__SUPPLIED MATERIAL__
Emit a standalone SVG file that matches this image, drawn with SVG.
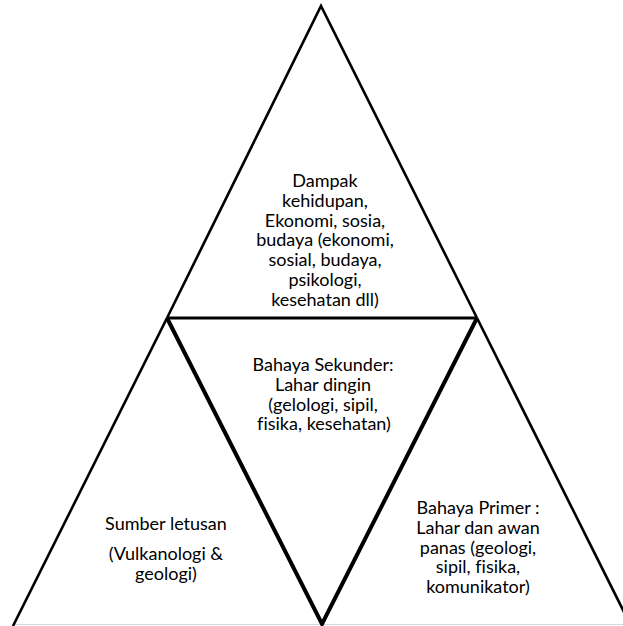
<svg xmlns="http://www.w3.org/2000/svg" width="623" height="626" viewBox="0 0 623 626">
<style>
.t{font-family:Lato,"Liberation Sans",sans-serif;font-size:18px;fill:#000;text-anchor:middle;font-variant-ligatures:none}
.edge{stroke:#000;stroke-width:2.6;fill:none;stroke-linejoin:miter}
.thick{stroke:#000;stroke-width:4;fill:none}
.base{stroke:#d9d9d9;stroke-width:1}
</style>
<rect width="623" height="626" fill="#fff"/>
<g id="connectors"></g>
<line class="base" x1="13" y1="624.5" x2="623" y2="624.5"/>
<g id="top">
<polyline class="edge" points="167,318 321,6 477,318"/>
<line x1="167" y1="318" x2="477" y2="318" stroke="#000" stroke-width="3"/>
<text class="t" x="325" y="187">Dampak</text>
<text class="t" x="325" y="206.8">kehidupan,</text>
<text class="t" x="325" y="226.6">Ekonomi, sosia,</text>
<text class="t" x="325" y="246.4">budaya (ekonomi,</text>
<text class="t" x="325" y="266.2">sosial, budaya,</text>
<text class="t" x="325" y="286">psikologi,</text>
<text class="t" x="325" y="305.8">kesehatan dll)</text>
</g>
<g id="middle">
<polyline class="thick" points="167,318 322,624 477,318"/>
<text class="t" x="323" y="371">Bahaya Sekunder:</text>
<text class="t" x="323" y="390.8">Lahar dingin</text>
<text class="t" x="323" y="410.6">(gelologi, sipil,</text>
<text class="t" x="324" y="430.4">fisika, kesehatan)</text>
</g>
<g id="left">
<line class="edge" x1="167" y1="318" x2="13" y2="626"/>
<text class="t" x="166" y="530">Sumber letusan</text>
<text class="t" x="166" y="560">(Vulkanologi &amp;</text>
<text class="t" x="166" y="580">geologi)</text>
</g>
<g id="right">
<line class="edge" x1="477" y1="318" x2="631" y2="626"/>
<text class="t" x="478" y="514">Bahaya Primer :</text>
<text class="t" x="478" y="533.8">Lahar dan awan</text>
<text class="t" x="478" y="553.6">panas (geologi,</text>
<text class="t" x="478" y="573.4">sipil, fisika,</text>
<text class="t" x="478" y="593.2">komunikator)</text>
</g>
</svg>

__GIVEN REQUEST__
Every line above should be returned exactly; the pictures stay out.

__REPLY TO THE EXERCISE__
Emit a standalone SVG file that matches this image, drawn with SVG.
<svg xmlns="http://www.w3.org/2000/svg" width="623" height="626" viewBox="0 0 623 626">
<style>
.t{font-family:Lato,"Liberation Sans",sans-serif;font-size:18px;fill:#000;text-anchor:middle;font-variant-ligatures:none}
.edge{stroke:#000;stroke-width:2.6;fill:none;stroke-linejoin:miter}
.thick{stroke:#000;stroke-width:4;fill:none}
.base{stroke:#d9d9d9;stroke-width:1}
</style>
<rect width="623" height="626" fill="#fff"/>
<g id="connectors"></g>
<line class="base" x1="13" y1="624.5" x2="623" y2="624.5"/>
<g id="top">
<polyline class="edge" points="167,318 321,6 477,318"/>
<line x1="167" y1="318" x2="477" y2="318" stroke="#000" stroke-width="3"/>
<text class="t" x="325" y="187">Dampak</text>
<text class="t" x="325" y="206.8">kehidupan,</text>
<text class="t" x="325" y="226.6">Ekonomi, sosia,</text>
<text class="t" x="325" y="246.4">budaya (ekonomi,</text>
<text class="t" x="325" y="266.2">sosial, budaya,</text>
<text class="t" x="325" y="286">psikologi,</text>
<text class="t" x="325" y="305.8">kesehatan dll)</text>
</g>
<g id="middle">
<polyline class="thick" points="167,318 322,624 477,318"/>
<text class="t" x="323" y="371">Bahaya Sekunder:</text>
<text class="t" x="323" y="390.8">Lahar dingin</text>
<text class="t" x="323" y="410.6">(gelologi, sipil,</text>
<text class="t" x="324" y="430.4">fisika, kesehatan)</text>
</g>
<g id="left">
<line class="edge" x1="167" y1="318" x2="13" y2="626"/>
<text class="t" x="166" y="530">Sumber letusan</text>
<text class="t" x="166" y="560">(Vulkanologi &amp;</text>
<text class="t" x="166" y="580">geologi)</text>
</g>
<g id="right">
<line class="edge" x1="477" y1="318" x2="631" y2="626"/>
<text class="t" x="478" y="514">Bahaya Primer :</text>
<text class="t" x="478" y="533.8">Lahar dan awan</text>
<text class="t" x="478" y="553.6">panas (geologi,</text>
<text class="t" x="478" y="573.4">sipil, fisika,</text>
<text class="t" x="478" y="593.2">komunikator)</text>
</g>
</svg>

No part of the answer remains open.